* [Recorded information]
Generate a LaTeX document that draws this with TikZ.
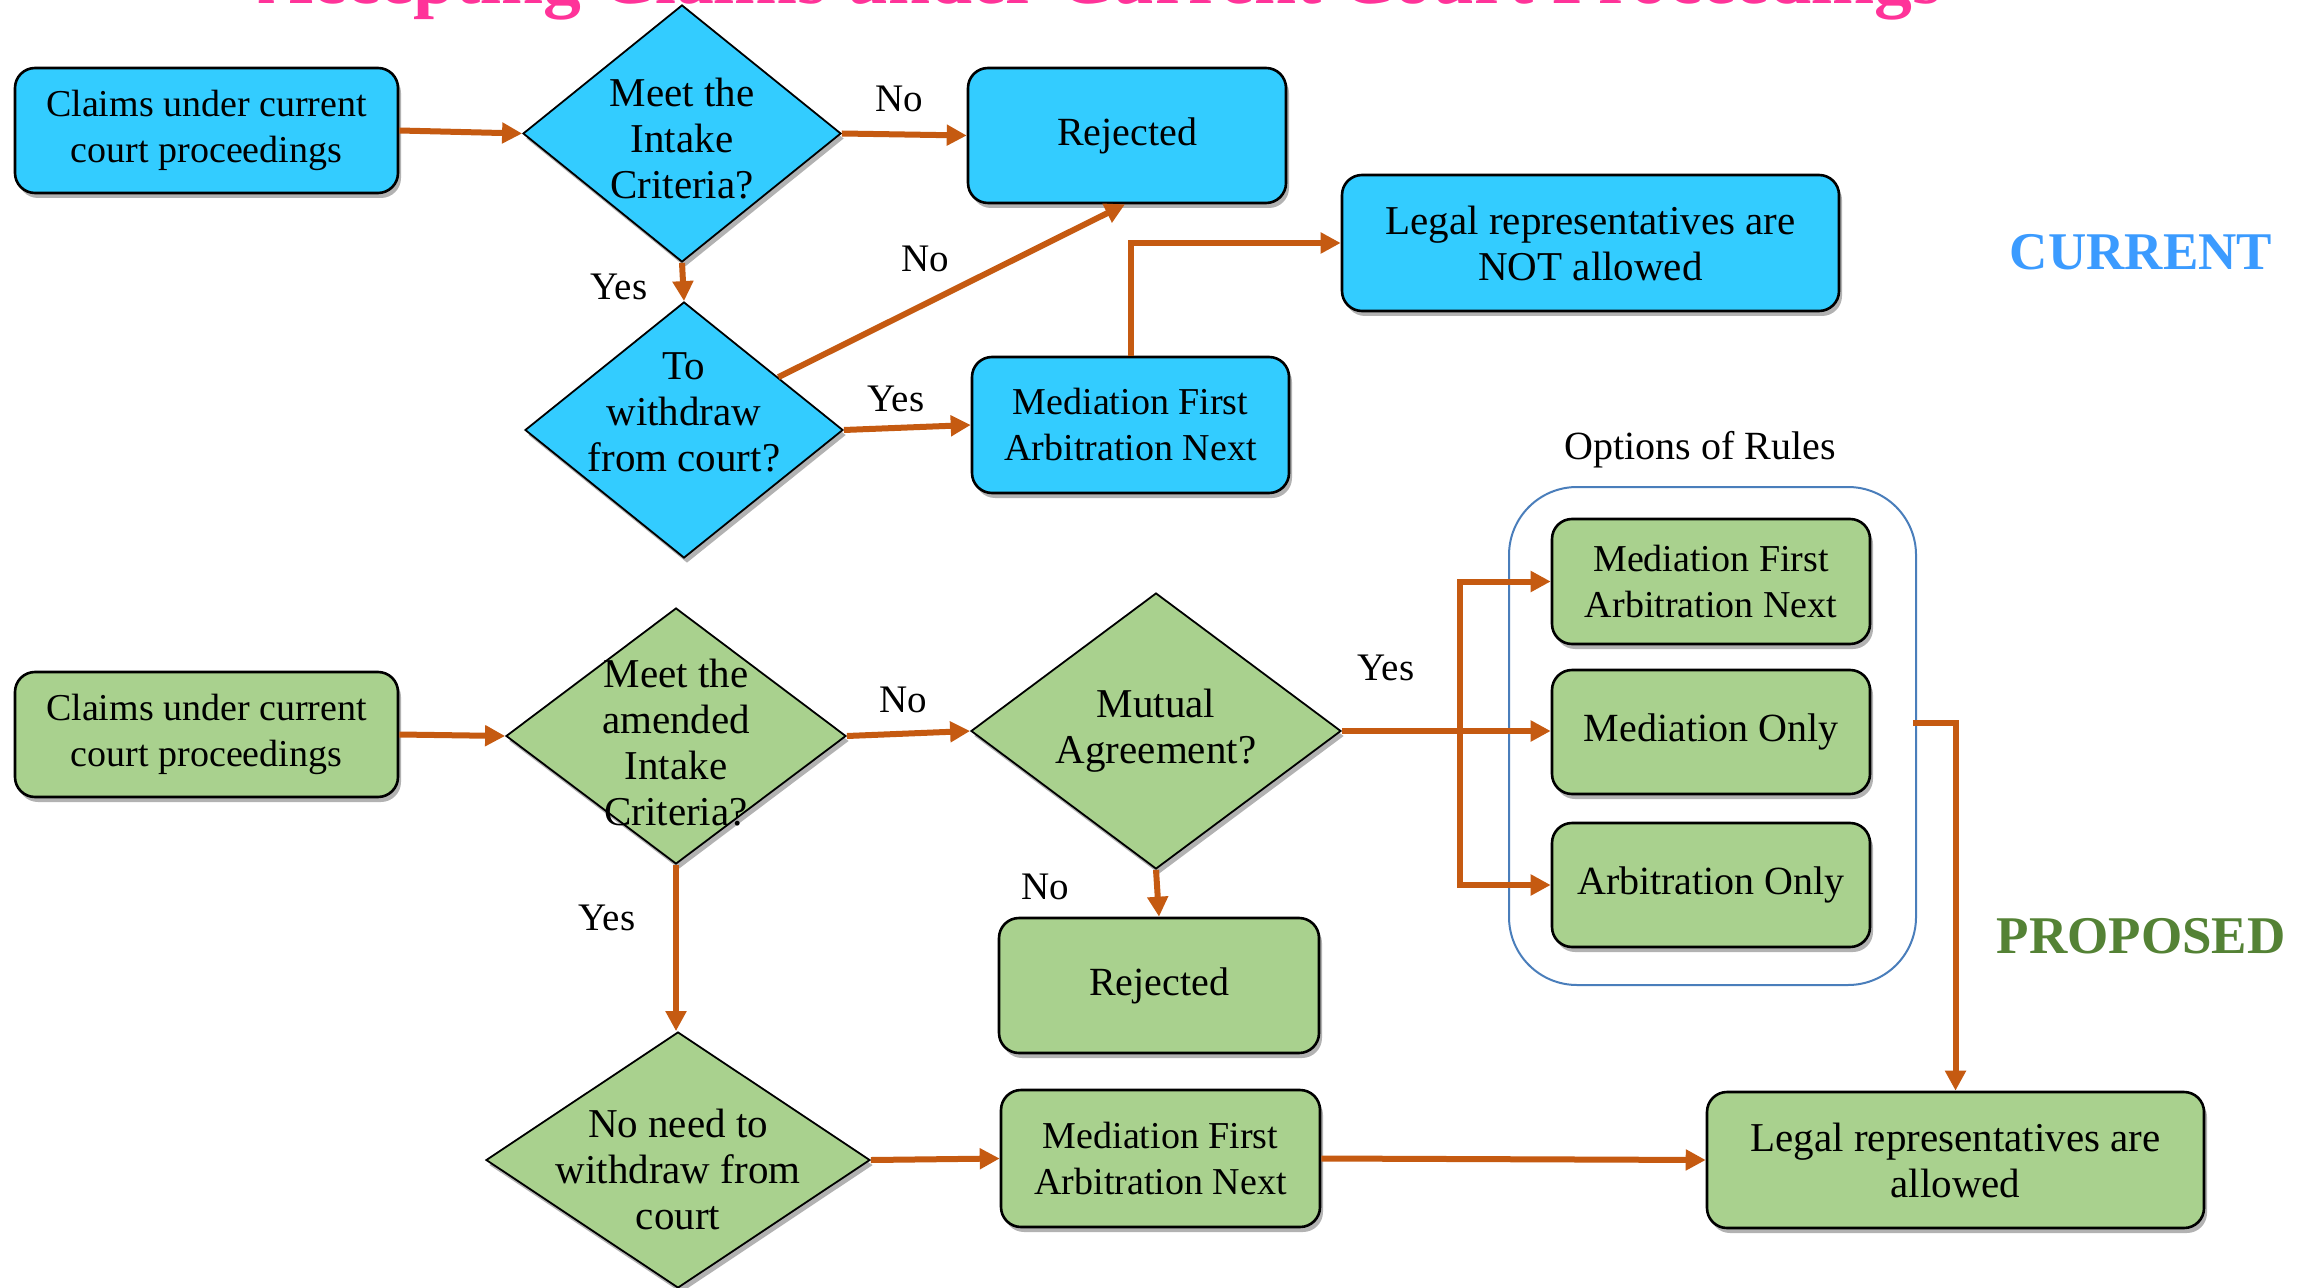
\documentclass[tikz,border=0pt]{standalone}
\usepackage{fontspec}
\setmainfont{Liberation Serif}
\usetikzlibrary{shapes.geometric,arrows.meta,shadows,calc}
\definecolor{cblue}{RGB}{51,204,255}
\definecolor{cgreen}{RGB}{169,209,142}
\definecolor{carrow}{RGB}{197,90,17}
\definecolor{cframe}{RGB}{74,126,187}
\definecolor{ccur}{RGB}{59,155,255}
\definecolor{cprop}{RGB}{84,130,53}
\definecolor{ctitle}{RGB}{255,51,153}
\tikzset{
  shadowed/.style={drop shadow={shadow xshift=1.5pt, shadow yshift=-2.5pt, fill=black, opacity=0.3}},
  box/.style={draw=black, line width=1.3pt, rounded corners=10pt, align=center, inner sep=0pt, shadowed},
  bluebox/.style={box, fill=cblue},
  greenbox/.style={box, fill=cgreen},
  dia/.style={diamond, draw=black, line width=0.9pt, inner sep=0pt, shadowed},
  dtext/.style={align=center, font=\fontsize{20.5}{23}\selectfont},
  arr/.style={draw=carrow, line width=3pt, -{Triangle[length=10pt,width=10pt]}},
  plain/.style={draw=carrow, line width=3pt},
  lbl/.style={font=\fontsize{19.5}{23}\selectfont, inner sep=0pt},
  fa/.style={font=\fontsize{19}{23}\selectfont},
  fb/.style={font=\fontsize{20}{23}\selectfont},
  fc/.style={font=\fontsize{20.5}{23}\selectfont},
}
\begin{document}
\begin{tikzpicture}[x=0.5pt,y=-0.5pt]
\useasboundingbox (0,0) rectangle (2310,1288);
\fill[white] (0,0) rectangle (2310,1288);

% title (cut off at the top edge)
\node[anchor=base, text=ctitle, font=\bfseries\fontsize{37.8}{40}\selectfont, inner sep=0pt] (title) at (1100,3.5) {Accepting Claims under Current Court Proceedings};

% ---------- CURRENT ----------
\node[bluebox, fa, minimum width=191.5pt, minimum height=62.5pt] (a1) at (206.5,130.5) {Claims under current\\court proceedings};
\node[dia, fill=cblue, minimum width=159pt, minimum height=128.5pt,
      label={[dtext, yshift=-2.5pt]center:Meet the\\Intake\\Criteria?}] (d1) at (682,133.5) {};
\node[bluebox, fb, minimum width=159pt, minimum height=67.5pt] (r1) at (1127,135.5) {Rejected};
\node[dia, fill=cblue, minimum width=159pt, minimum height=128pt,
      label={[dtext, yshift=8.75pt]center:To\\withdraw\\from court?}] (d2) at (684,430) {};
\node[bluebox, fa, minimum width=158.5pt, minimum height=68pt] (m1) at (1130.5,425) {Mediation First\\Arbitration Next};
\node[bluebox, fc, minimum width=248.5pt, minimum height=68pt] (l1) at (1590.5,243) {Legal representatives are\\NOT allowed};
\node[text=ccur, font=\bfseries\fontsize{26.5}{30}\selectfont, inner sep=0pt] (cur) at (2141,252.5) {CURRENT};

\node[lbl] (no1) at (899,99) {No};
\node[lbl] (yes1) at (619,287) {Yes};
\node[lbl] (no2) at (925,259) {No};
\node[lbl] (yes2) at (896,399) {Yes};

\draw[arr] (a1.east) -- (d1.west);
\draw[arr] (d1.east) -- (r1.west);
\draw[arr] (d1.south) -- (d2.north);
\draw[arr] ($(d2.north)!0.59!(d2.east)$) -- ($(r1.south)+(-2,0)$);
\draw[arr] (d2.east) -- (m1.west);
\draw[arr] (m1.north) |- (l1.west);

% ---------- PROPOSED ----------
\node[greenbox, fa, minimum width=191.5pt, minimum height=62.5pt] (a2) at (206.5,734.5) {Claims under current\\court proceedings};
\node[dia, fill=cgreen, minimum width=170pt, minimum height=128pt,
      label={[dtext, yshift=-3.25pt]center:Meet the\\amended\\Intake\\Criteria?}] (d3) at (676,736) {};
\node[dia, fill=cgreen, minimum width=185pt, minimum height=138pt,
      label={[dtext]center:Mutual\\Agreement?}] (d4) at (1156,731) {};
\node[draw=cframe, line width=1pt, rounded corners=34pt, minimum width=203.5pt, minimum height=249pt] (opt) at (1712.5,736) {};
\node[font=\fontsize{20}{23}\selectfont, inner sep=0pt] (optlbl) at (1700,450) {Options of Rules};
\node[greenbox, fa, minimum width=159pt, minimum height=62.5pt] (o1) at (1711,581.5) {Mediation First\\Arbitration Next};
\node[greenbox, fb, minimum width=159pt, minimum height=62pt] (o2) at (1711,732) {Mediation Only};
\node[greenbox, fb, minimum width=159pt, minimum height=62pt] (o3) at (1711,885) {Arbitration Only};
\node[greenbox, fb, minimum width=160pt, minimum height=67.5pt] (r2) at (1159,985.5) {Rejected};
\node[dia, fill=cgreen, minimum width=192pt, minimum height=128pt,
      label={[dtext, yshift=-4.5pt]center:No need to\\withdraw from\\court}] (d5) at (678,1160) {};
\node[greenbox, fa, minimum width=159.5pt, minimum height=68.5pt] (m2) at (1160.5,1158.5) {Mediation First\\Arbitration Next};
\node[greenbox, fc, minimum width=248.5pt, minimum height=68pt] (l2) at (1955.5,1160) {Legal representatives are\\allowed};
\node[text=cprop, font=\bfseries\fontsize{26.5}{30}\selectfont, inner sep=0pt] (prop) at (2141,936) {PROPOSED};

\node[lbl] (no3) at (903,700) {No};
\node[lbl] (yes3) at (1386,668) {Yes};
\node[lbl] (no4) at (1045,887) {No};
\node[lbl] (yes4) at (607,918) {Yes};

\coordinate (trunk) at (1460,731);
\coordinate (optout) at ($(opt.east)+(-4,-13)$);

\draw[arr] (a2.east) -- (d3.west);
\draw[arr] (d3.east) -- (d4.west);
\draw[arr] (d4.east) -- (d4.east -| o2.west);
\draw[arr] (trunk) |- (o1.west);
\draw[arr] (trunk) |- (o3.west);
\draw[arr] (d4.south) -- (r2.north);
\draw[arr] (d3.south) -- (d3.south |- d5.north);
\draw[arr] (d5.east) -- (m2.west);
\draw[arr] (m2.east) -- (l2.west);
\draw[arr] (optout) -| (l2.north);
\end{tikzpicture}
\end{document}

* [Instructions to follow] Using the data above, print every line exactly, omitting pictures.

* [Result for this exercise]
Generate a LaTeX document that draws this with TikZ.
\documentclass[tikz,border=0pt]{standalone}
\usepackage{fontspec}
\setmainfont{Liberation Serif}
\usetikzlibrary{shapes.geometric,arrows.meta,shadows,calc}
\definecolor{cblue}{RGB}{51,204,255}
\definecolor{cgreen}{RGB}{169,209,142}
\definecolor{carrow}{RGB}{197,90,17}
\definecolor{cframe}{RGB}{74,126,187}
\definecolor{ccur}{RGB}{59,155,255}
\definecolor{cprop}{RGB}{84,130,53}
\definecolor{ctitle}{RGB}{255,51,153}
\tikzset{
  shadowed/.style={drop shadow={shadow xshift=1.5pt, shadow yshift=-2.5pt, fill=black, opacity=0.3}},
  box/.style={draw=black, line width=1.3pt, rounded corners=10pt, align=center, inner sep=0pt, shadowed},
  bluebox/.style={box, fill=cblue},
  greenbox/.style={box, fill=cgreen},
  dia/.style={diamond, draw=black, line width=0.9pt, inner sep=0pt, shadowed},
  dtext/.style={align=center, font=\fontsize{20.5}{23}\selectfont},
  arr/.style={draw=carrow, line width=3pt, -{Triangle[length=10pt,width=10pt]}},
  plain/.style={draw=carrow, line width=3pt},
  lbl/.style={font=\fontsize{19.5}{23}\selectfont, inner sep=0pt},
  fa/.style={font=\fontsize{19}{23}\selectfont},
  fb/.style={font=\fontsize{20}{23}\selectfont},
  fc/.style={font=\fontsize{20.5}{23}\selectfont},
}
\begin{document}
\begin{tikzpicture}[x=0.5pt,y=-0.5pt]
\useasboundingbox (0,0) rectangle (2310,1288);
\fill[white] (0,0) rectangle (2310,1288);

% title (cut off at the top edge)
\node[anchor=base, text=ctitle, font=\bfseries\fontsize{37.8}{40}\selectfont, inner sep=0pt] (title) at (1100,3.5) {Accepting Claims under Current Court Proceedings};

% ---------- CURRENT ----------
\node[bluebox, fa, minimum width=191.5pt, minimum height=62.5pt] (a1) at (206.5,130.5) {Claims under current\\court proceedings};
\node[dia, fill=cblue, minimum width=159pt, minimum height=128.5pt,
      label={[dtext, yshift=-2.5pt]center:Meet the\\Intake\\Criteria?}] (d1) at (682,133.5) {};
\node[bluebox, fb, minimum width=159pt, minimum height=67.5pt] (r1) at (1127,135.5) {Rejected};
\node[dia, fill=cblue, minimum width=159pt, minimum height=128pt,
      label={[dtext, yshift=8.75pt]center:To\\withdraw\\from court?}] (d2) at (684,430) {};
\node[bluebox, fa, minimum width=158.5pt, minimum height=68pt] (m1) at (1130.5,425) {Mediation First\\Arbitration Next};
\node[bluebox, fc, minimum width=248.5pt, minimum height=68pt] (l1) at (1590.5,243) {Legal representatives are\\NOT allowed};
\node[text=ccur, font=\bfseries\fontsize{26.5}{30}\selectfont, inner sep=0pt] (cur) at (2141,252.5) {CURRENT};

\node[lbl] (no1) at (899,99) {No};
\node[lbl] (yes1) at (619,287) {Yes};
\node[lbl] (no2) at (925,259) {No};
\node[lbl] (yes2) at (896,399) {Yes};

\draw[arr] (a1.east) -- (d1.west);
\draw[arr] (d1.east) -- (r1.west);
\draw[arr] (d1.south) -- (d2.north);
\draw[arr] ($(d2.north)!0.59!(d2.east)$) -- ($(r1.south)+(-2,0)$);
\draw[arr] (d2.east) -- (m1.west);
\draw[arr] (m1.north) |- (l1.west);

% ---------- PROPOSED ----------
\node[greenbox, fa, minimum width=191.5pt, minimum height=62.5pt] (a2) at (206.5,734.5) {Claims under current\\court proceedings};
\node[dia, fill=cgreen, minimum width=170pt, minimum height=128pt,
      label={[dtext, yshift=-3.25pt]center:Meet the\\amended\\Intake\\Criteria?}] (d3) at (676,736) {};
\node[dia, fill=cgreen, minimum width=185pt, minimum height=138pt,
      label={[dtext]center:Mutual\\Agreement?}] (d4) at (1156,731) {};
\node[draw=cframe, line width=1pt, rounded corners=34pt, minimum width=203.5pt, minimum height=249pt] (opt) at (1712.5,736) {};
\node[font=\fontsize{20}{23}\selectfont, inner sep=0pt] (optlbl) at (1700,450) {Options of Rules};
\node[greenbox, fa, minimum width=159pt, minimum height=62.5pt] (o1) at (1711,581.5) {Mediation First\\Arbitration Next};
\node[greenbox, fb, minimum width=159pt, minimum height=62pt] (o2) at (1711,732) {Mediation Only};
\node[greenbox, fb, minimum width=159pt, minimum height=62pt] (o3) at (1711,885) {Arbitration Only};
\node[greenbox, fb, minimum width=160pt, minimum height=67.5pt] (r2) at (1159,985.5) {Rejected};
\node[dia, fill=cgreen, minimum width=192pt, minimum height=128pt,
      label={[dtext, yshift=-4.5pt]center:No need to\\withdraw from\\court}] (d5) at (678,1160) {};
\node[greenbox, fa, minimum width=159.5pt, minimum height=68.5pt] (m2) at (1160.5,1158.5) {Mediation First\\Arbitration Next};
\node[greenbox, fc, minimum width=248.5pt, minimum height=68pt] (l2) at (1955.5,1160) {Legal representatives are\\allowed};
\node[text=cprop, font=\bfseries\fontsize{26.5}{30}\selectfont, inner sep=0pt] (prop) at (2141,936) {PROPOSED};

\node[lbl] (no3) at (903,700) {No};
\node[lbl] (yes3) at (1386,668) {Yes};
\node[lbl] (no4) at (1045,887) {No};
\node[lbl] (yes4) at (607,918) {Yes};

\coordinate (trunk) at (1460,731);
\coordinate (optout) at ($(opt.east)+(-4,-13)$);

\draw[arr] (a2.east) -- (d3.west);
\draw[arr] (d3.east) -- (d4.west);
\draw[arr] (d4.east) -- (d4.east -| o2.west);
\draw[arr] (trunk) |- (o1.west);
\draw[arr] (trunk) |- (o3.west);
\draw[arr] (d4.south) -- (r2.north);
\draw[arr] (d3.south) -- (d3.south |- d5.north);
\draw[arr] (d5.east) -- (m2.west);
\draw[arr] (m2.east) -- (l2.west);
\draw[arr] (optout) -| (l2.north);
\end{tikzpicture}
\end{document}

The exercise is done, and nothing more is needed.